Another glass of wine? Why not? It had become my routine most evenings, a "comforting" glass of wine or two or maybe even three to help me relax. Wine was helping me "cope" with life, with a tough day, a tough week, a tough year..... Then at the weekends a few glasses turned into a bottle or two - a glass of sparkling wine with a meal out or a social drink with friends. Shall we order a bottle? Why not? It's better value for money!
Over the last year, it was evident that a poor diet and excessive amounts of wine had caused me to gain a lot of weight. I knew it, but I figured it would pass. I'll get back on track after my holiday. I'll get back on track at the end of this month. I've had a difficult time, I'll make a change next week.....
Then in September I started to train for the Cayman Island's half-marathon, as I was training I figured I'd stop drinking alcohol. It was a no brainer. It made sense. And that's when I began to question the patterns in my alcohol consumption. You see I didn't seem to be able to stop myself, I began training and yet the glasses of wine didn't stop.
I was sluggish. I was slow. Every time I went for a "training" run my limbs would feel tight and I'd wake up heavy and aching. It must be the training I figured and then I'd head to the kitchen to pour a nice relaxing glass of wine to help ease the tension. My training plan was not really going to plan and it bothered me, but I made my excuses. The weather's not great, I'm getting home late from work, next week..... next week......
And then at work one day, as I was in the rest rooms, I looked at my face. I really looked at my face and I was worried at what I saw. My face was puffy and I looked sickly, I felt heavy and unwell, I knew I had to do something. I needed to stop drinking alcohol. I needed to prove to myself that I didn't have a problem. This was about me - a personal test of my own self-discipline. It was the end of October, I figured November's around the corner, my mantra will be "November, No Alcohol." And I stopped drinking for thirty days.
Initially, it was hard, I missed my relaxing glass of wine routine, it was so established it was difficult to break. But I was determined and I made the necessary substitutions: a sparkling water with a dash of lime, a "comforting" cup of tea and an occasional fruit juice to liven things up! I made sure there were no bottles of wine in the house to tempt me. I asked my husband to avoid making any purchases on my behalf me at the liquor store.
One of my hardest nights out was a fortnight or so into my challenge, I went to a karaoke bar with some new work colleagues. Everyone else was enjoying an alcoholic beverage and I was desperately guzzling down unpleasant tasting diet sodas. Performing Tom Jones whilst stone-cold sober was not one of my finest moments, but it was possible. I didn't need an alcoholic drink inside me to be sociable.

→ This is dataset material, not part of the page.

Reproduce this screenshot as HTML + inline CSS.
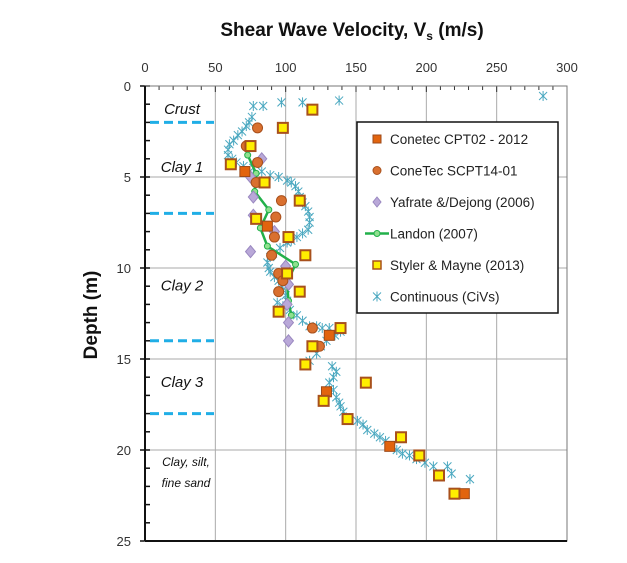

Another moment of weakness was towards the end of my challenge when I received positive feedback from an OFSTED (school inspection) report. I cannot tell you how much I wanted to celebrate with a glass of bubbly. But I had come so far, it took a lot of will-power but I declined my husband's kind offer to pop out and get a bottle to celebrate!
After 30 days, I was proud of the fact that I had completed my challenge and survived a whole month without an alcoholic drink. I felt better, my skin was clearer and I seemed to have a lot more energy. I also completed more training runs for the half-marathon and generally felt more optimistic and happy. Although my weight had not dropped as I had hoped, my bank account was definitely healthier - a bottle of wine in Cayman costs some $15 to $25 and I had easily been drinking three to four bottles a week. I was quids in!
Tomorrow I'm all set to run my half-marathon and although I'm not saying I've stopped drinking alcohol for good, I'm pretty sure that if I complete the event, my celebratory drink will NOT involve anything alcoholic.